Low-power solar cells in devices such as wristwatches and calculators are made of amorphous silicon, which converts light in the range of 400 to 800 nanometres into electricity. However, around 35 per cent of light is reflected back into the sky.
Cui's team cut this to a mere 6 per cent by depositing the solar cell's usual sandwich of layers onto a quartz base, studded with an array of 100 nm-wide cones set at 450-nm intervals (Nano Letters, DOI: 10.1021/nl9034237).
The first layer deposited is a silver reflector that ensures photons that would otherwise be wasted are bounced back up towards the active layer
Viewed under an electron microscope the surface of the solar cells is covered with dome shapes that look a little like ranks of eggs.

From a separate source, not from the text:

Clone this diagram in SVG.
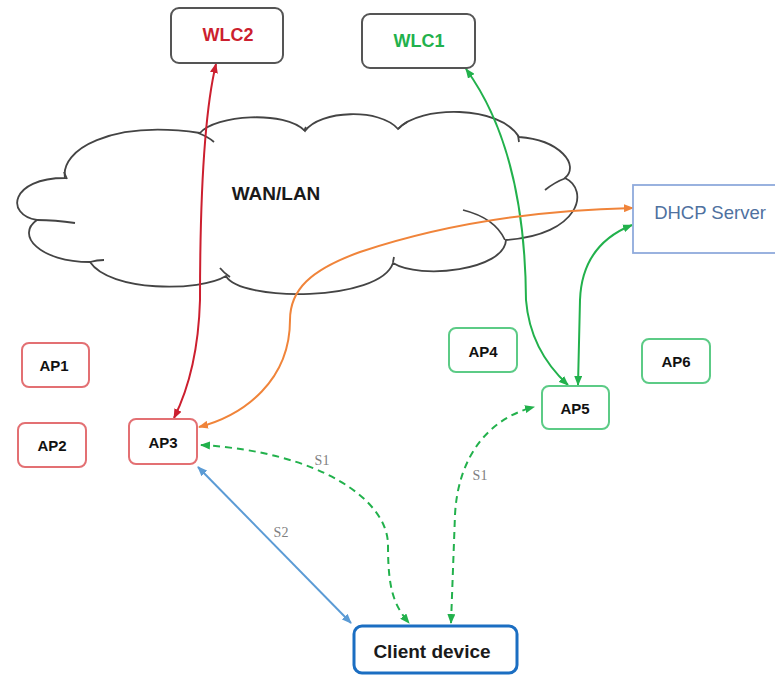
<svg xmlns="http://www.w3.org/2000/svg" width="775" height="677" viewBox="0 0 775 677">
<style>
text{font-family:"Liberation Sans",Arial,sans-serif;text-anchor:middle;dominant-baseline:central}
.b{font-weight:bold}
.cloud{fill:none;stroke:#444;stroke-width:1.8}
.wlc{fill:#fff;stroke:#555;stroke-width:2}
.apr{fill:#fff;stroke:#E37073;stroke-width:2}
.apg{fill:#fff;stroke:#5CCB86;stroke-width:2}
.ap{font-weight:bold;font-size:15px;fill:#111}
.c{fill:none;stroke-width:2}
.lbl{font-family:"Liberation Serif","Times New Roman",serif;font-size:14px;fill:#808080}
</style>
<defs>
<marker id="mr" viewBox="0 0 10 8" refX="9" refY="4" markerWidth="10" markerHeight="8" markerUnits="userSpaceOnUse" orient="auto-start-reverse"><path d="M0,0 L10,4 L0,8 z" fill="#CC1F2F"/></marker>
<marker id="mg" viewBox="0 0 10 8" refX="9" refY="4" markerWidth="10" markerHeight="8" markerUnits="userSpaceOnUse" orient="auto-start-reverse"><path d="M0,0 L10,4 L0,8 z" fill="#22B14C"/></marker>
<marker id="mo" viewBox="0 0 10 8" refX="9" refY="4" markerWidth="10" markerHeight="8" markerUnits="userSpaceOnUse" orient="auto-start-reverse"><path d="M0,0 L10,4 L0,8 z" fill="#F0843A"/></marker>
<marker id="mb" viewBox="0 0 10 8" refX="9" refY="4" markerWidth="10" markerHeight="8" markerUnits="userSpaceOnUse" orient="auto-start-reverse"><path d="M0,0 L10,4 L0,8 z" fill="#5B9BD5"/></marker>
</defs>
<g id="cloud">
<path class="cloud" d="M65,178 C60,150 110,120 200,133 C215,115 285,110 305,131 C320,110 380,108 398,129 C420,105 500,105 519,137 C560,140 580,165 565,178 C590,190 580,235 506,240 C505,270 420,280 393,263 C380,302 240,302 226,276 C200,292 110,292 90,262 C40,262 15,235 37,220 C5,215 10,178 65,178 Z"/>
<path class="cloud" d="M37,220 Q55,220 75,223 M90,262 Q97,260 104,260 M220,268 Q224,273 230,277 M198,133 Q207,136 214,142 M398,129 Q402,125 407,122 M518,135 L519,142 M566,178 Q555,182 545,190 M463,210 Q495,218 505,240 M393,262 L394,257 M64,172 L67,179 M304,131 L306,127"/>
<text class="b" x="276" y="193" font-size="19" fill="#1a1a1a">WAN/LAN</text>
</g>
<g id="connectors">
<path class="c" stroke="#CC1F2F" d="M216,64 Q200,130 200,300 Q198,370 174,418" marker-start="url(#mr)" marker-end="url(#mr)"/>
<path class="c" stroke="#22B14C" d="M466,69 Q525,150 526,300 Q530,350 568,385" marker-start="url(#mg)" marker-end="url(#mg)"/>
<path class="c" stroke="#22B14C" d="M632,225 Q582,245 580,300 L578,385" marker-start="url(#mg)" marker-end="url(#mg)"/>
<path class="c" stroke="#F0843A" d="M199,427 C245,415 290,380 290,320 C290,290 310,270 360,252 C450,222 540,210 633,208" marker-start="url(#mo)" marker-end="url(#mo)"/>
<path class="c" stroke="#5B9BD5" d="M198,467 L351,623" marker-start="url(#mb)" marker-end="url(#mb)"/>
<path class="c" stroke="#22B14C" stroke-dasharray="7,5" d="M201,445 C320,452 388,500 388,545 C388,590 394,605 409,623" marker-start="url(#mg)" marker-end="url(#mg)"/>
<path class="c" stroke="#22B14C" stroke-dasharray="7,5" d="M451,623 L455,515 C458,455 490,418 534,407" marker-start="url(#mg)" marker-end="url(#mg)"/>
<text class="lbl" x="322" y="460">S1</text>
<text class="lbl" x="281" y="532">S2</text>
<text class="lbl" x="480" y="475">S1</text>
</g>
<g id="wlc2"><rect class="wlc" x="171" y="8" width="112" height="55" rx="8"/><text class="b" x="228" y="35" font-size="18" fill="#CC1F2F">WLC2</text></g>
<g id="wlc1"><rect class="wlc" x="362" y="14" width="113" height="54" rx="8"/><text class="b" x="419" y="41" font-size="18" fill="#22B14C">WLC1</text></g>
<g id="dhcp"><rect x="633" y="185" width="150" height="68" fill="#fff" stroke="#8FAADC" stroke-width="1.8"/><text x="710" y="212" font-size="18.5" fill="#4F71A0">DHCP Server</text></g>
<g id="ap1"><rect class="apr" x="22" y="343" width="67" height="44" rx="7"/><text class="ap" x="54" y="365">AP1</text></g>
<g id="ap2"><rect class="apr" x="18" y="423" width="68" height="44" rx="7"/><text class="ap" x="52" y="445">AP2</text></g>
<g id="ap3"><rect class="apr" x="129" y="419" width="68" height="45" rx="7"/><text class="ap" x="163" y="442">AP3</text></g>
<g id="ap4"><rect class="apg" x="449" y="328" width="68" height="44" rx="7"/><text class="ap" x="483" y="351">AP4</text></g>
<g id="ap5"><rect class="apg" x="542" y="386" width="67" height="43" rx="7"/><text class="ap" x="575" y="408">AP5</text></g>
<g id="ap6"><rect class="apg" x="642" y="339" width="68" height="44" rx="7"/><text class="ap" x="676" y="361">AP6</text></g>
<g id="client"><rect x="354" y="626" width="163" height="47" rx="8" fill="#fff" stroke="#1B6EC2" stroke-width="3"/><text class="b" x="432" y="651" font-size="19" fill="#1a1a1a">Client device</text></g>
</svg>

The lack of reflectivity is in fact pretty clear at a glance, says Cui: "The nanodome device looks black while the flat device looks reflective and red, as the red light does not get absorbed." In optical simulations, Cui's team found that the domes acted as waveguides, channelling light towards the active area, a bit like an optical fibre.
In lab tests the extra light made the nanodome solar cells 5.9 per cent efficient, compared with 4.7 per cent for traditional flat film amorphous cells. Cui expects that the efficiency of commercial thin film nanodome cells will be much higher.
The roughness of the new cells at nanoscales also mimics the fibrous bumps on the leaves of the lotus plant, which help it repel water. Water droplets landing on the leaf cannot achieve a contact angle that breaks their surface tension, so they form beads on the leaves rather than wetting them. In the same way water drops will roll off the surface of the nanodome solar panel taking any light-blocking dust with them.
Cui is confident the nanodome technique will also work for solar panels made from the widely used and more efficient polycrystalline silicon. The cells in these panels gather light at wavelengths up to 1500 nanometres.
Darren Bagnall, a solar cell engineer at the University of Southampton, UK, is impressed. "It's a beautiful device," he says. But he cautions that changing the geometry of the cells to achieve the higher efficiencies required of commercial versions could undermine their anti-reflective and self-cleaning properties.
Cui is undaunted. "The geometry of the nanodomes will need to be tuned slightly for different materials but it will work."